- District location in Lampang province
- Coordinates: 18°8′6″N 99°30′48″E﻿ / ﻿18.13500°N 99.51333°E
- Country: Thailand
- Province: Lampang
- Tambon: 10
- Muban: 95

Area
- • Total: 810.543 km^{2} (312.952 sq mi)

Population (2015)
- • Total: 59,357
- • Density: 77.8/km^{2} (202/sq mi)
- Time zone: UTC+7 (ICT)
- Postal code: 52150
- Geocode: 5210

= Mae Tha district, Lampang =

Mae Tha (แม่ทะ, /th/) is a district (amphoe) of Lampang province, northern Thailand.

==Geography==
Neighboring districts are (from the south clockwise): Sop Prap, Ko Kha, Mueang Lampang, Mae Mo of Lampang Province, Long and Wang Chin of Phrae province.

The Phi Pan Nam Mountains dominate the landscape of the district.

== Administration ==

=== Central administration ===
Mae Tha is subdivided into 10 sub-districts (tambons), which are further subdivided into 95 administrative villages (mubans).

| No. | Name | Thai | Villages | Pop. |
|---|---|---|---|---|
| 01. | Mae Tha | แม่ทะ | 10 | 06,863 |
| 02. | Na Khrua | นาครัว | 12 | 10,099 |
| 03. | Pa Tan | ป่าตัน | 09 | 06,171 |
| 04. | Ban Kio | บ้านกิ่ว | 10 | 04,430 |
| 05. | Ban Bom | บ้านบอม | 06 | 02,693 |
| 06. | Nam Cho | น้ำโจ้ | 10 | 09,967 |
| 07. | Don Fai | ดอนไฟ | 08 | 04,284 |
| 08. | Hua Suea | หัวเสือ | 12 | 06,442 |
| 10. | Wang Ngoen | วังเงิน | 09 | 03,668 |
| 11. | San Don Kaeo | สันดอนแก้ว | 09 | 04,740 |

The missing number 9 belongs to tambon Sop Pat, which is now part of the District Mae Mo.
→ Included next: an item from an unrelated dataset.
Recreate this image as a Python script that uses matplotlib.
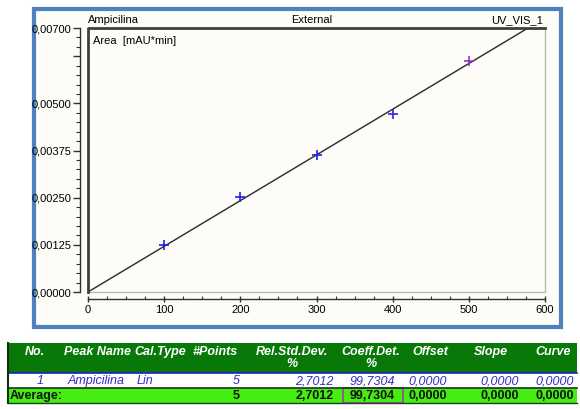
import numpy as np
import matplotlib.pyplot as plt
from matplotlib.patches import Rectangle
from matplotlib.ticker import MultipleLocator, FuncFormatter

plt.rcParams['font.family'] = ['Liberation Sans', 'DejaVu Sans']

# calibration points (amount vs area)
amount = [100, 200, 300, 400, 500]
area = [0.00124, 0.00252, 0.00364, 0.00471, 0.00612]
point_colors = ['#2020e0', '#2020e0', '#2020e0', '#3a20d8', '#9a30c8']

y_major = [0.0, 0.00125, 0.0025, 0.00375, 0.005, 0.00625, 0.007]
y_labels = ['0,00000', '0,00125', '0,00250', '0,00375', '0,00500', '', '0,00700']
x_ticks = [0, 100, 200, 300, 400, 500, 600]

# table contents
headers = ['No.', 'Peak Name', 'Cal.Type', '#Points', 'Rel.Std.Dev.\n%',
           'Coeff.Det.\n%', 'Offset', 'Slope', 'Curve']
row1 = ['1', 'Ampicilina', 'Lin', '5', '2,7012', '99,7304', '0,0000', '0,0000', '0,0000']
avg_row = ['Average:', '', '', '5', '2,7012', '99,7304', '0,0000', '0,0000', '0,0000']

W, H = 580, 409
fig = plt.figure(figsize=(W / 100, H / 100), dpi=100)
fig.patch.set_facecolor('white')

# overlay axes in pixel coordinates for frame and table
bg = fig.add_axes([0, 0, 1, 1])
bg.set_xlim(0, W)
bg.set_ylim(H, 0)
bg.axis('off')
bg.add_patch(Rectangle((34, 9), 527, 318, facecolor='#fdfcf8', edgecolor='#4f81bd', lw=3))

# main plot
def px(x0, y0, x1, y1):
    return [x0 / W, 1 - y1 / H, (x1 - x0) / W, (y1 - y0) / H]

ax = fig.add_axes(px(88, 28, 545, 292))
ax.set_facecolor('#fdfcf8')
ax.set_xlim(0, 600)
ax.set_ylim(0, 0.007)

# fitted line through origin
slope = np.dot(amount, area) / np.dot(amount, amount)
xs = np.array([0, 600])
ax.plot(xs, slope * xs, color='#282828', lw=1.0, zorder=2)
for xv, yv, c in zip(amount, area, point_colors):
    ax.plot(xv, yv, marker='+', ms=7, mew=1.2, color=c, linestyle='none', zorder=3)

for s in ['top', 'right']:
    ax.spines[s].set_visible(False)
ax.spines['left'].set_position(('outward', 6))
ax.spines['bottom'].set_position(('outward', 5))
ax.spines['left'].set_color('#303030')
ax.spines['bottom'].set_color('#303030')
ax.spines['left'].set_linewidth(1)
ax.spines['bottom'].set_linewidth(1)

# plot box lines
ax.plot([0, 1, 1, 0], [1, 1, 0, 0], transform=ax.transAxes, color='#b8b8b8', lw=1, clip_on=False)
ax.plot([0, 0, 1], [0, 1, 1], transform=ax.transAxes, color='#404040', lw=2, clip_on=False)

ax.set_yticks(y_major)
ax.set_yticklabels(y_labels)
ax.yaxis.set_minor_locator(MultipleLocator(0.00025))
ax.set_xticks(x_ticks)
ax.xaxis.set_major_formatter(FuncFormatter(lambda v, p: '%d' % v))
ax.xaxis.set_minor_locator(MultipleLocator(25))
ax.tick_params(axis='y', which='major', length=5, width=1, labelsize=8, pad=1, color='#303030')
ax.tick_params(axis='y', which='minor', length=3, width=0.8, color='#303030')
ax.tick_params(axis='x', which='major', length=5, width=1, labelsize=8, pad=2,
               direction='inout', color='#303030')
ax.tick_params(axis='x', which='minor', length=2, width=0.8, direction='in', color='#303030')

ax.text(0.0, 1.012, 'Ampicilina', transform=ax.transAxes, fontsize=8, ha='left', va='bottom')
ax.text(0.49, 1.012, 'External', transform=ax.transAxes, fontsize=8, ha='center', va='bottom')
ax.text(0.995, 1.012, 'UV_VIS_1', transform=ax.transAxes, fontsize=8, ha='right', va='bottom')
ax.text(0.01, 0.97, 'Area  [mAU*min]', transform=ax.transAxes, fontsize=8, ha='left', va='top')

# table
tx0, tx1 = 8, 577
bg.add_patch(Rectangle((tx0, 343), tx1 - tx0, 30, facecolor='#087808', edgecolor='none'))
bg.add_patch(Rectangle((tx0, 373), tx1 - tx0, 15, facecolor='white', edgecolor='none'))
bg.add_patch(Rectangle((tx0, 388), tx1 - tx0, 15, facecolor='#44ee10', edgecolor='none'))
bg.plot([tx0, tx1], [373, 373], color='#2020c0', lw=1.2)
bg.plot([tx0, tx1], [388, 388], color='#203020', lw=1.2)
bg.plot([tx0, tx1], [403, 403], color='#204020', lw=1)
bg.plot([tx0, tx0], [343, 403], color='#103010', lw=1.5)
bg.add_patch(Rectangle((343, 388), 60, 15, facecolor='none', edgecolor='#a040a0', lw=1.2))

# column layout: (header center, value anchor x, value align)
head_x = [35, 98, 160, 215, 292, 371, 430, 491, 553]
val_x = [40, 68, 137, 240, 334, 395, 447, 519, 574]
val_ha = ['center', 'left', 'left', 'right', 'right', 'right', 'right', 'right', 'right']

for h, x in zip(headers, head_x):
    bg.text(x, 346, h, color='white', fontsize=9, fontweight='bold', style='italic',
            ha='center', va='top', linespacing=1.0)
for v, x, ha in zip(row1, val_x, val_ha):
    bg.text(x, 381, v, color='#3030c0', fontsize=9, style='italic', ha=ha, va='center')
for i, (v, x, ha) in enumerate(zip(avg_row, val_x, val_ha)):
    if i == 0:
        x, ha = 10, 'left'
    bg.text(x, 396, v, color='#101010', fontsize=9, fontweight='bold', ha=ha, va='center')

fig.savefig('out.png', dpi=100)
=== Local administration ===
There are five sub-district municipalities (thesaban tambons) in the district:
- Pa Tan Na Khrua (Thai: เทศบาลตำบลป่าตันนาครัว) consisting of sub-district Pa Tan and parts of sub-district Na Khrua.
- Siri Rat (Thai: เทศบาลตำบลสิริราช) consisting of sub-district San Don Kaeo.
- Mae Tha (Thai: เทศบาลตำบลแม่ทะ) consisting of sub-district Mae Tha.
- Nam Cho (Thai: เทศบาลตำบลน้ำโจ้) consisting of sub-district Nam Cho.
- Na Khrua (Thai: เทศบาลตำบลนาครัว) consisting of parts of sub-district Na Khrua.

There are five sub-district administrative organizations (SAO) in the district:
- Ban Kio (Thai: องค์การบริหารส่วนตำบลบ้านกิ่ว) consisting of sub-district Ban Kio.
- Ban Bom (Thai: องค์การบริหารส่วนตำบลบ้านบอม) consisting of sub-district Ban Bom.
- Don Fai (Thai: องค์การบริหารส่วนตำบลดอนไฟ) consisting of sub-district Don Fai.
- Hua Suea (Thai: องค์การบริหารส่วนตำบลหัวเสือ) consisting of sub-district Hua Suea.
- Wang Ngoen (Thai: องค์การบริหารส่วนตำบลวังเงิน) consisting of sub-district Wang Ngoen.